Wednesday, September 16, 2009

Medal of Honor: Then and now

I’m glad America still takes time to honor some of its military heroes.

Several news media outlets have been covering this week’s annual convention of Medal of Honor recipients in Chicago.

According to the Congressional Medal of Honor Society, 3,447 individuals have received the medal. Ninety-five are still living.

The Medal of Honor got its start during the Civil War in 1862.

Its first recipients were six Union soldiers who took part in the “Great Locomotive Chase” in Georgia, where I live.

Pvt. Jacob Parrott (left) has the distinction of getting it first. The Congressional Medal of Honor Society cites the Ohioan “who, by direction of Gen. Mitchell (or Buell) penetrated nearly 200 miles south into enemy territory and captured a railroad train at Big Shanty, Ga., in an attempt to destroy the bridges and tracks between Chattanooga and Atlanta.”

The only female Medal of Honor recipient is Mary Edwards Walker, a Civil War surgeon.
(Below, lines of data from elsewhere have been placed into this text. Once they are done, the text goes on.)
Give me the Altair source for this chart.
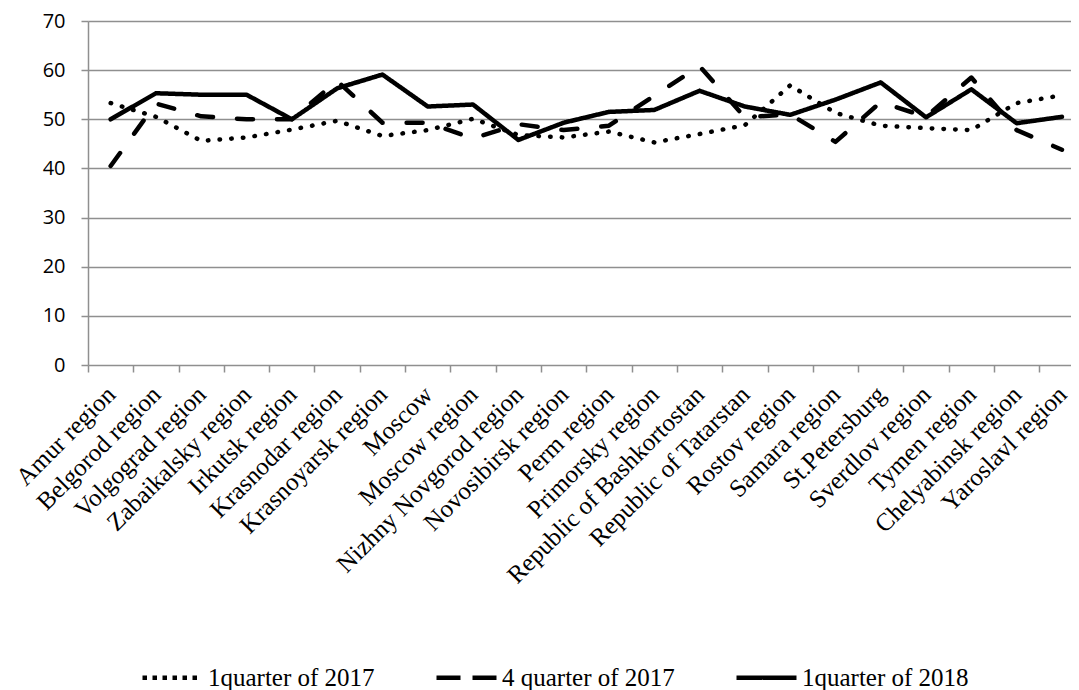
import altair as alt
import pandas as pd

regions = ["Amur region", "Belgorod region", "Volgograd region", "Zabaikalsky region",
           "Irkutsk region", "Krasnodar region", "Krasnoyarsk region", "Moscow",
           "Moscow region", "Nizhny Novgorod region", "Novosibirsk region", "Perm region",
           "Primorsky region", "Republic of Bashkortostan", "Republic of Tatarstan",
           "Rostov region", "Samara region", "St.Petersburg", "Sverdlov region",
           "Tymen region", "Chelyabinsk region", "Yaroslavl region"]

q1_2017 = [53.3, 50.5, 45.6, 46.3, 47.9, 49.7, 46.6, 47.8, 50.1, 46.8, 46.3,
           47.5, 45.3, 47.0, 48.8, 56.9, 51.3, 48.7, 48.2, 47.8, 53.3, 54.9]
q4_2017 = [40.5, 53.2, 50.6, 50.0, 50.0, 57.8, 49.3, 49.3, 46.1, 49.0, 47.8,
           48.7, 54.8, 60.8, 50.4, 51.0, 45.4, 53.5, 50.5, 58.5, 47.8, 43.8]
q1_2018 = [50.0, 55.3, 55.0, 55.0, 50.0, 56.3, 59.1, 52.6, 53.0, 45.8, 49.3,
           51.5, 51.9, 55.8, 52.6, 50.9, 54.0, 57.5, 50.4, 56.1, 49.2, 50.5]

series_names = ["1quarter of 2017", "4 quarter of 2017", "1quarter of 2018"]
y_ticks = [0, 10, 20, 30, 40, 50, 60, 70]

rows = []
for name, vals in zip(series_names, [q1_2017, q4_2017, q1_2018]):
    for r, v in zip(regions, vals):
        rows.append({"region": r, "value": v, "series": name})
df = pd.DataFrame(rows)
# one point per series: carries the legend, draws no visible line
df_legend = df[df["region"] == regions[0]]

GRID = "#8f8f8f"

x_enc = alt.X(
    "region:N", sort=regions, title=None,
    scale=alt.Scale(type="band", paddingInner=0, paddingOuter=0, range=[0, 996.6]),
    axis=alt.Axis(labelAngle=-45, labelAlign="right", labelBaseline="middle",
                  labelFont="Liberation Serif", labelFontSize=25, labelColor="black",
                  tickBand="extent", tickSize=7, tickColor=GRID, tickWidth=1.5,
                  domain=False, grid=False, labelPadding=18, labelOverlap=False,
                  labelLimit=600),
)
y_enc = alt.Y(
    "value:Q", title=None,
    scale=alt.Scale(domain=[0, 70]),
    axis=alt.Axis(values=y_ticks, labelFont="Open Sans", labelFontSize=20,
                  labelColor="black", tickSize=7, tickColor=GRID, tickWidth=1.5,
                  domainColor=GRID, domainWidth=1.5, gridColor=GRID, gridWidth=1.5,
                  labelPadding=16),
)

lines = alt.Chart(df).mark_line(strokeCap="round", strokeJoin="round", color="black").encode(
    x=x_enc,
    y=y_enc,
    strokeDash=alt.StrokeDash("series:N",
                              scale=alt.Scale(domain=series_names,
                                              range=[[0.5, 11.2], [16, 24], [1, 0]]),
                              legend=None),
    strokeWidth=alt.StrokeWidth("series:N",
                                scale=alt.Scale(domain=series_names, range=[4.5, 4.5, 3.5]),
                                legend=None),
)

legend_layer = alt.Chart(df_legend).mark_line(color="black", strokeWidth=4.5,
                                               strokeCap="butt").encode(
    x=x_enc,
    y=y_enc,
    strokeDash=alt.StrokeDash(
        "series:N",
        scale=alt.Scale(domain=series_names, range=[[4.5, 5.5], [24, 12], [1, 0]]),
        legend=alt.Legend(orient="none", legendX=52, legendY=624, direction="horizontal",
                          title=None, symbolType="stroke", symbolSize=3600,
                          symbolStrokeWidth=4.5, symbolStrokeColor="black",
                          labelFont="Liberation Serif", labelFontSize=25,
                          labelColor="black", labelOffset=3, columnPadding=52,
                          padding=0, labelLimit=400),
    ),
)

chart = alt.layer(legend_layer, lines).resolve_scale(
    strokeDash="independent"
).properties(
    width=983, height=344,
    autosize=alt.AutoSizeParams(type="none"),
    padding={"left": 80, "top": 13, "right": 0, "bottom": 326},
    background="white",
).configure_view(stroke=None)

chart.save("out.html", embed_options={"renderer": "svg", "actions": False})
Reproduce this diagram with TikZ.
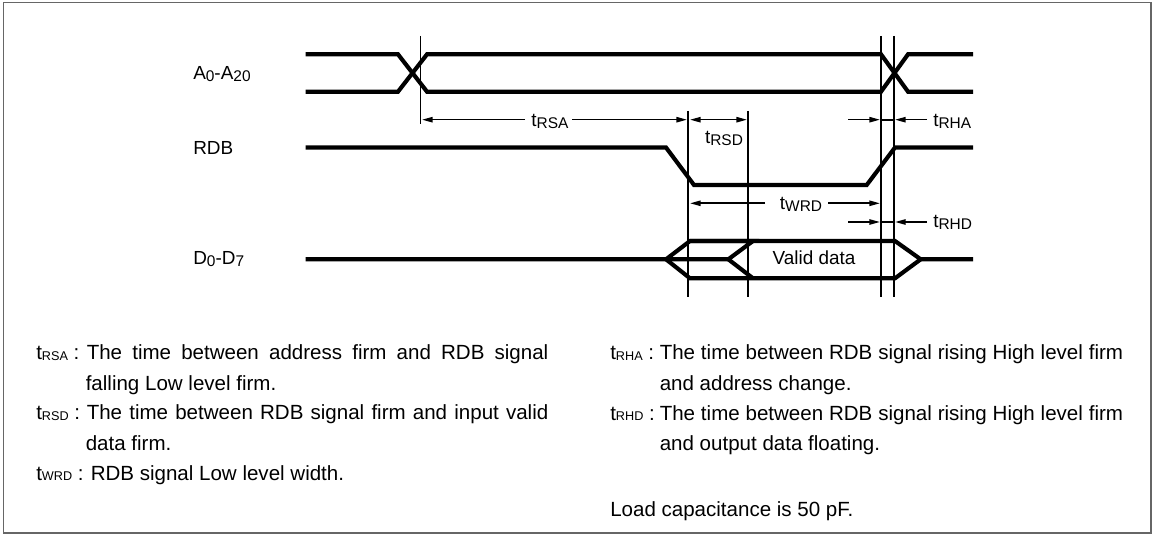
\documentclass[tikz,border=0pt]{standalone}
\usepackage{fontspec}
\setmainfont{Liberation Sans}
\usetikzlibrary{arrows.meta}
\newcommand{\tsub}[2]{#1\raisebox{-1.2pt}{\fontsize{11.6}{11.6}\selectfont #2}}
\newcommand{\lsub}[1]{t\raisebox{-0.6pt}{\fontsize{9.5}{9.5}\selectfont #1}}
\tikzset{
  x=0.75pt,y=-0.75pt,
  frame/.style={draw=black!60,line width=1.1pt},
  wave/.style={line width=3.1pt,line join=miter,line cap=butt},
  guide/.style={line width=1.25pt},
  dim/.style={line width=1.2pt,-{Triangle[length=8pt,width=4pt]}},
  dimb/.style={line width=1.2pt,{Triangle[length=8pt,width=4pt]}-{Triangle[length=8pt,width=4pt]}},
  lab/.style={inner sep=0pt,font=\fontsize{14.2}{14.2}\selectfont},
  body/.style={anchor=base west,inner sep=0pt,font=\fontsize{15.4}{15.4}\selectfont},
}
\begin{document}
\begin{tikzpicture}
\useasboundingbox (0,0) rectangle (1155,534);
\fill[white] (0,0) rectangle (1155,534);
\draw[frame] (3.5,2.5) rectangle (1151,533);
% coordinates
\coordinate (v1t) at (420.6,36); \coordinate (v1b) at (420.6,124);
\coordinate (v2t) at (688.3,111); \coordinate (v2b) at (688.3,296.7);
\coordinate (v3t) at (748.3,111); \coordinate (v3b) at (748.3,296.7);
\coordinate (v4t) at (880.7,36); \coordinate (v4b) at (880.7,296.7);
\coordinate (v5t) at (894.3,36); \coordinate (v5b) at (894.3,296.7);
% guides
\draw[guide] (v1t)--(v1b); \draw[guide] (v2t)--(v2b); \draw[guide] (v3t)--(v3b);
\draw[guide] (v4t)--(v4b); \draw[guide] (v5t)--(v5b);
% address
\draw[wave] (305.7,54.3)--(398,54.3)--(427,91.7)--(881,91.7)--(908,54.3)--(973,54.3);
\draw[wave] (305.7,91.7)--(398,91.7)--(427,54.3)--(881,54.3)--(908,91.7)--(973,91.7);
% RDB
\draw[wave] (305.7,147.5)--(666,147.5)--(694,185)--(866.7,185)--(895,147.5)--(973,147.5);
% data
\draw[wave] (305.7,259.3)--(728.3,259.3)--(753,241)--(690,241);
\draw[wave] (666,259.3)--(690,241)--(895,241)--(920.7,259.3)--(973,259.3);
\draw[wave] (666,259.3)--(690,278.3)--(895,278.3)--(920.7,259.3);
\draw[wave] (728.3,259.3)--(753,278.3);
% labels
\node[lab,anchor=base west] (la) at (193,79.5) {\tsub{A}{0}-\tsub{A}{20}};
\node[lab,anchor=base west] (lr) at (193,154.5) {RDB};
\node[lab,anchor=base west] (ld) at (193,265) {\tsub{D}{0}-\tsub{D}{7}};
\node[lab,anchor=base] (valid) at (814,265) {Valid data};
% dims
\node[lab,anchor=base] (trsa) at (550,126.5) {\tsub{t}{RSA}};
\coordinate (a1) at (422,119.7); \coordinate (a2) at (687,119.7);
\coordinate (a3) at (525,119.7); \coordinate (a4) at (572,119.7);
\draw[dim] (a3)--(a1);
\draw[dim] (a4)--(a2);
\node[lab,anchor=base] (trsd) at (724,143.5) {\tsub{t}{RSD}};
\coordinate (d1) at (690,119.7); \coordinate (d2) at (747,119.7);
\draw[dimb] (d1)--(d2);
\coordinate (rha1) at (848,119.7); \coordinate (rha2) at (927,119.7);
\coordinate (rha3) at (880,119.7); \coordinate (rha4) at (895,119.7);
\draw[dim] (rha1)--(rha3);
\draw[dim] (rha2)--(rha4);
\draw[guide] (rha3)--(rha4);
\node[lab,anchor=base west] (trha) at (933,126.5) {\tsub{t}{RHA}};
\node[lab,anchor=base] (twrd) at (801,209.5) {\tsub{t}{WRD}};
\coordinate (w1) at (765,203.3); \coordinate (w2) at (690,203.3);
\coordinate (w3) at (828,203.3); \coordinate (w4) at (880,203.3);
\draw[dim] (w1)--(w2);
\draw[dim] (w3)--(w4);
\coordinate (rhd1) at (848,222); \coordinate (rhd2) at (927,222);
\coordinate (rhd3) at (880,222); \coordinate (rhd4) at (895,222);
\draw[dim] (rhd1)--(rhd3);
\draw[dim] (rhd2)--(rhd4);
\draw[guide] (rhd3)--(rhd4);
\node[lab,anchor=base west] (trhd) at (933,228) {\tsub{t}{RHD}};
% notes left
\node[body] (n1a) at (36,359.3) {\lsub{RSA} :};
\node[body] (n1) at (86.5,359.3) {\makebox[346.2pt][s]{The time between address firm and RDB signal}};
\node[body] (n2) at (85.5,390) {falling Low level firm.};
\node[body] (n3a) at (36,419.5) {\lsub{RSD} :};
\node[body] (n3) at (86.5,419.5) {\makebox[346.2pt][s]{The time between RDB signal firm and input valid}};
\node[body] (n4) at (85.5,450) {data firm.};
\node[body] (n5a) at (36,480) {\lsub{WRD} :};
\node[body] (n5) at (90.5,480) {RDB signal Low level width.};
% notes right
\node[body] (r1a) at (610,359.3) {\lsub{RHA} :};
\node[body] (r1) at (659.5,359.3) {\makebox[347.5pt][s]{The time between RDB signal rising High level firm}};
\node[body] (r2) at (659.5,390) {and address change.};
\node[body] (r3a) at (610,420) {\lsub{RHD} :};
\node[body] (r3) at (659.5,420) {\makebox[347.5pt][s]{The time between RDB signal rising High level firm}};
\node[body] (r4) at (659.5,450) {and output data floating.};
\node[body] (r5) at (610,516.7) {Load capacitance is 50 pF.};
\end{tikzpicture}
\end{document}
A recipient acts "conspicuously by gallantry and intrepidity at the risk of his [or her] life above and beyond the call of duty while engaged in an action against an enemy of the United States."

Six U.S. service members have been chosen for the Medal of Honor during the wars in Iraq and Afghanistan.

During a ceremony Tuesday at Soldier Field, public and military officials called the medal recipients heroes.

"They're very special human beings," Illinois Gov. Pat Quinn said. "They're the best of the best. The pride of our nation."

Members of all branches of the U.S. military are eligible to receive the medal, and each service has a unique design with the exception of the Marine Corps and Coast Guard, which both use the Navy's medal.